Thanks to all people involved,
I just read about this new video format in the making/released [0].
Of course, I am not asking to support this, as this seems like the future, and not the present, but being a complete noob on video formats and codecs, I would like to know if someone more knolegeble has some insight about this and if it is something to keep in mind/someone has tested it and has experiences to share/client and vendor support?
-- Jaime
[0] url: https://blog.mozilla.org/blog/2018/07/11/royalty-free-web-video-codecs/
On Fri, Jun 29, 2018 at 6:46 PM, Brion Vibber bvibber@wikimedia.org wrote:
Awesome sauce. Thanks Moritz!
-- brion
On Fri, Jun 29, 2018 at 7:39 AM Moritz Muehlenhoff < mmuhlenhoff@wikimedia.org> wrote:
Hi all,
On Thu, Jun 28, 2018 at 01:54:18PM -0700, Brion Vibber wrote:
Current state on this:
- still hoping to deploy the libvpx+ffmpeg backport first so we start
with
best performance; Moritz made a start on libvpx but we still have to resolve ffmpeg (possibly by patching 3.2 instead of updating all the
way
to
3.4)
I've completed this today.
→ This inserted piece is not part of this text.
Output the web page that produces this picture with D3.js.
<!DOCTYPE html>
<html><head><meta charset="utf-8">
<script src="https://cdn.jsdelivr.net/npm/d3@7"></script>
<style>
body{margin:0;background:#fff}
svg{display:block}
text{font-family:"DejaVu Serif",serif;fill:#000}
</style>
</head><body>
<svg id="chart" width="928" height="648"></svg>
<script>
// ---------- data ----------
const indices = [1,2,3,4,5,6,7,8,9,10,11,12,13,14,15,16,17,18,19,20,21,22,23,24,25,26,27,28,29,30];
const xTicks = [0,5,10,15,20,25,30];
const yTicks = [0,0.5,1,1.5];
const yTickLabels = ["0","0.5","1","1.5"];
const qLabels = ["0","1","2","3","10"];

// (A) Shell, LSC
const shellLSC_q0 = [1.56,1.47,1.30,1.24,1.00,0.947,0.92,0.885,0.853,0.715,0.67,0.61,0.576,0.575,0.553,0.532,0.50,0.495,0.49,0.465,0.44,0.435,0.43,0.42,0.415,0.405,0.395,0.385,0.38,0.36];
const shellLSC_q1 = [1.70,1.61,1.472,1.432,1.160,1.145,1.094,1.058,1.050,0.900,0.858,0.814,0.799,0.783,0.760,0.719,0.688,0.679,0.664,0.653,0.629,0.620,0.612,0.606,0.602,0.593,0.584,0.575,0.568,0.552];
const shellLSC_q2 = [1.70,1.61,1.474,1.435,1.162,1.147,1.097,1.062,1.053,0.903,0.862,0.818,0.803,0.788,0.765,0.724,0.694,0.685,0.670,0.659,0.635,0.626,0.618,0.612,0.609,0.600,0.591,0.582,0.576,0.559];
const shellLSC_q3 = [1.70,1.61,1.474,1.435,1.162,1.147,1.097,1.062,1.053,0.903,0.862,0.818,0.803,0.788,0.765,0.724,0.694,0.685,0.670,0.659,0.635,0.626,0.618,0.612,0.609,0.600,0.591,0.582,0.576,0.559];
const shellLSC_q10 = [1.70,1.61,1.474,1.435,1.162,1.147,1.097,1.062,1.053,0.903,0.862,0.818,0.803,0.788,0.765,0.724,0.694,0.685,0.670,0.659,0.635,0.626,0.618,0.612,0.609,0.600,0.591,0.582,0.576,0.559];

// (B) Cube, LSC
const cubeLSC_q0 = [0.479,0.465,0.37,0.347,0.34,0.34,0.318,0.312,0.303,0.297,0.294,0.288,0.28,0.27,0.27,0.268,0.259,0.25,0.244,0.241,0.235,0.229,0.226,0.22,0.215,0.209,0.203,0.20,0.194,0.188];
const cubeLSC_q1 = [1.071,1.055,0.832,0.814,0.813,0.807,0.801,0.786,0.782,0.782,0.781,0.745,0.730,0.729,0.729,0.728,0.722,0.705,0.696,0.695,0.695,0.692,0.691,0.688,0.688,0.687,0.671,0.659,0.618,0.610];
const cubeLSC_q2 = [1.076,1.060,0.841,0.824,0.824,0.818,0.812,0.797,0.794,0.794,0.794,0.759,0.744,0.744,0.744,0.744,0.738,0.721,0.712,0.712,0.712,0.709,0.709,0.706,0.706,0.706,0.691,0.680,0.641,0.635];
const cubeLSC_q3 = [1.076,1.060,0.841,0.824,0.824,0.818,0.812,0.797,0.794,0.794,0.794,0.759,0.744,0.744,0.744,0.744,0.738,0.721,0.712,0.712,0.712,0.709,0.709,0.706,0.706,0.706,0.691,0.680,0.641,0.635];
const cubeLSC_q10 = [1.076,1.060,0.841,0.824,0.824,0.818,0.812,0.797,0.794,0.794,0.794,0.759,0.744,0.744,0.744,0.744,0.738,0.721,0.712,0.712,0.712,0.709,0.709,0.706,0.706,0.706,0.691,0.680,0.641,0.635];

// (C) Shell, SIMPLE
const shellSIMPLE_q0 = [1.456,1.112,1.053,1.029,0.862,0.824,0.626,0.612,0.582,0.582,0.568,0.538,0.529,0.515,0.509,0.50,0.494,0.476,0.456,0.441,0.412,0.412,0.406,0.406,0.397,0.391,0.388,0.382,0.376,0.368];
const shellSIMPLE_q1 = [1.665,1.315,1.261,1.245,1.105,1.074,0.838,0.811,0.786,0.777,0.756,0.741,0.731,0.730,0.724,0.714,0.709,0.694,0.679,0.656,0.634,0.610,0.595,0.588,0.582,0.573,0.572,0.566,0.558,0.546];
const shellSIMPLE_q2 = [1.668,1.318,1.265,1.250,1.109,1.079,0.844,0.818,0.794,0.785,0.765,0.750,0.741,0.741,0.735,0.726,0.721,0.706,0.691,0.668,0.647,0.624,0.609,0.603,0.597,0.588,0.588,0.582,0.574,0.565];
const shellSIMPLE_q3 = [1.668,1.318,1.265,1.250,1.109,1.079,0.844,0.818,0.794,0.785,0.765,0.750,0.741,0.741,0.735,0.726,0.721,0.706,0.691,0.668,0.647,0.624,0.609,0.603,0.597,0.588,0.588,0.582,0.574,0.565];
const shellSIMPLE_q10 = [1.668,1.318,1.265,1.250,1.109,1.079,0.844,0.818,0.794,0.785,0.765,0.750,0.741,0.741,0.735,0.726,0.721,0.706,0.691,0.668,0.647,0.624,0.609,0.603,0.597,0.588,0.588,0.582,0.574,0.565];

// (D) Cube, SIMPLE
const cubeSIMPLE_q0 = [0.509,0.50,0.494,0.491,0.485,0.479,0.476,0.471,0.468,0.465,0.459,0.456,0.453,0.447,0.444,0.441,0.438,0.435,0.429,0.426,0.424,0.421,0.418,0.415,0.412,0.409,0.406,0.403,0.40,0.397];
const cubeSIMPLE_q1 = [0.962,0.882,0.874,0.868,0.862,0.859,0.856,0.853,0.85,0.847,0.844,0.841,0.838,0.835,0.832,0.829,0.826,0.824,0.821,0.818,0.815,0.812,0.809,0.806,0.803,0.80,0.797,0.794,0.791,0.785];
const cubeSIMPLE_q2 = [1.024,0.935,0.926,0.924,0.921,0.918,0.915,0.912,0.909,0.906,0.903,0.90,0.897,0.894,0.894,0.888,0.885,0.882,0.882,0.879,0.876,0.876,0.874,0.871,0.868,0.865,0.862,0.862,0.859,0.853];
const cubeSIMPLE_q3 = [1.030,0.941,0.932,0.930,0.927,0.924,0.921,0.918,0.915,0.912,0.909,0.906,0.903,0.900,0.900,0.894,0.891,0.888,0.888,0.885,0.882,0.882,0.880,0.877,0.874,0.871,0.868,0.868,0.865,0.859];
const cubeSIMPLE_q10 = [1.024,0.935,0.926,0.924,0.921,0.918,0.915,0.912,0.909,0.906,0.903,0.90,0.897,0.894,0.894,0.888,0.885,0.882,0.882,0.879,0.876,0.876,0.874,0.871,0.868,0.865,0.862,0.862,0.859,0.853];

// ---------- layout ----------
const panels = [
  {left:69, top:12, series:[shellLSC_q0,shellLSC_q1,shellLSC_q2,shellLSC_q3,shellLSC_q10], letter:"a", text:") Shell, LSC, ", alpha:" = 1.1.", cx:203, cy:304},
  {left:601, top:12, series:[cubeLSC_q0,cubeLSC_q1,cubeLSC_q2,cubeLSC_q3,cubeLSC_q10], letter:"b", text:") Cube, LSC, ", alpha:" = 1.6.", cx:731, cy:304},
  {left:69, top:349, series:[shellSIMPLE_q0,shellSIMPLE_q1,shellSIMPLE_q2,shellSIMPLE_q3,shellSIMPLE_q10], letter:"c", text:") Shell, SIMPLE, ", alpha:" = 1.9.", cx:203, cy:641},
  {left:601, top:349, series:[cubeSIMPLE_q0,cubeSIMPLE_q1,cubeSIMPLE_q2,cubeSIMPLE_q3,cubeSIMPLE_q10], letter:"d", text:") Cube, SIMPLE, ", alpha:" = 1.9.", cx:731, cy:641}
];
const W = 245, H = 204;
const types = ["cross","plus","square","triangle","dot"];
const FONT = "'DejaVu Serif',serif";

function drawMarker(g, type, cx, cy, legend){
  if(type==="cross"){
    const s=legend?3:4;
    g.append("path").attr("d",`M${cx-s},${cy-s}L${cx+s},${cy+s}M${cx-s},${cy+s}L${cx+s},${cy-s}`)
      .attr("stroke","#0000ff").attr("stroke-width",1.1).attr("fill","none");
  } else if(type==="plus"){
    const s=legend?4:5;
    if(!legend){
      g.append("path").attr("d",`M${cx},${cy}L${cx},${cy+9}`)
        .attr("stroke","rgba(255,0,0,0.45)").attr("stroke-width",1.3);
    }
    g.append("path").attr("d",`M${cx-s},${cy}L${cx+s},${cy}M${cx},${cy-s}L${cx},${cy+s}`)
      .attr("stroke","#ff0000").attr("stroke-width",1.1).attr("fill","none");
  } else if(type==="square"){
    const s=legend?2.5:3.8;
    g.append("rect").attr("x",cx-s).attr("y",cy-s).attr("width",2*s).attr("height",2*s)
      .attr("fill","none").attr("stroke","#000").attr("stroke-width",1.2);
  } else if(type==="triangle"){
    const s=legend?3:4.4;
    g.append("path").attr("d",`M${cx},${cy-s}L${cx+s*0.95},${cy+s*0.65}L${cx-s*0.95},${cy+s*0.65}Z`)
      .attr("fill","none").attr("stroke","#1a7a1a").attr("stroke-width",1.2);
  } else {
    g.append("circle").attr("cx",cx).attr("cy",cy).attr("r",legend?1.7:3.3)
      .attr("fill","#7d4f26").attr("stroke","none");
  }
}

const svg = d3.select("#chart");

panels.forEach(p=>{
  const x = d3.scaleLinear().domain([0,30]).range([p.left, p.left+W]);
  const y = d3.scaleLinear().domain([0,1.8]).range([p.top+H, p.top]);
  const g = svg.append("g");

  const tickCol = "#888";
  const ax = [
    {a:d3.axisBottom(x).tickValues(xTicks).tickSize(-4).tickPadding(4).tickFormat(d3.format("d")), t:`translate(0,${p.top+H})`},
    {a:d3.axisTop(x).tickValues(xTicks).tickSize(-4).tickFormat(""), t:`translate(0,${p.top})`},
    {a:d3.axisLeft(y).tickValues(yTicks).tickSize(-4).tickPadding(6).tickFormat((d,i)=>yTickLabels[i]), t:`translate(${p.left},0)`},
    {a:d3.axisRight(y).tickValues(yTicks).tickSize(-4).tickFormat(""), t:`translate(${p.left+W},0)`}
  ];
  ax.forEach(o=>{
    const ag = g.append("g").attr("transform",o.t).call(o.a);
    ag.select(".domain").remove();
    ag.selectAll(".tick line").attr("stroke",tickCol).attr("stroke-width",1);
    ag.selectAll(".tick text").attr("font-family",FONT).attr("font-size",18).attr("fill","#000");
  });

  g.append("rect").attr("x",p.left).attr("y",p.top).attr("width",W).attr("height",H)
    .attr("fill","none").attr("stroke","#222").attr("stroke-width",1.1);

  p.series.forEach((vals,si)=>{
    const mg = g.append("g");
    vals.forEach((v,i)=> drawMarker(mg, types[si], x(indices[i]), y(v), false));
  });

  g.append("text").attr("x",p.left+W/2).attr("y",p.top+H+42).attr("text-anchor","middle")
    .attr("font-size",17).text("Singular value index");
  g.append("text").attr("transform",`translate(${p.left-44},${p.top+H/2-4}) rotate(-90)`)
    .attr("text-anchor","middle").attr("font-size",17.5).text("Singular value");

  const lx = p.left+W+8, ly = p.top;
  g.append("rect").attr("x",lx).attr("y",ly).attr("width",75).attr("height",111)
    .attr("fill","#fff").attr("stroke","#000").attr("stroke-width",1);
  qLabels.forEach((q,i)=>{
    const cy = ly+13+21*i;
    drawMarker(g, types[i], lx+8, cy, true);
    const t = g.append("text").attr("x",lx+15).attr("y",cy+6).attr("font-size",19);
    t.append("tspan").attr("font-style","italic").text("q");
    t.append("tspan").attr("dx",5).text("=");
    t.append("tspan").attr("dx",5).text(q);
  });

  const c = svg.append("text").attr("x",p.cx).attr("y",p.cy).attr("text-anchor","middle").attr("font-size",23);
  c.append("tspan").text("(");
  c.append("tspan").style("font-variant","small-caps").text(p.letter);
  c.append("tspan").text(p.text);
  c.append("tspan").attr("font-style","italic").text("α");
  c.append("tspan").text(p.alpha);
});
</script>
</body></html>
We now have a separate repository component for stretch-wikimedia (named component/vp9) which includes ffmpeg 3.2.10 (thus allowing us to follow the ffmpeg security updates released in
Debian
with a local rebuild) with backported row-mt support and linked against libvpx 1.7.0.
I tested re-encoding
Pitts_Todeswand_2017_-_Jagath_Perera.webm
(which is a nice fast-paced test file) from VP8 to VP9, which results in a size reduction from 48M to 31M.
When using eight CPU cores on one of our video scaler servers, enabling row-mt gives a significant performance boost; encoding time went down from 5:31 mins to 3:36 mins.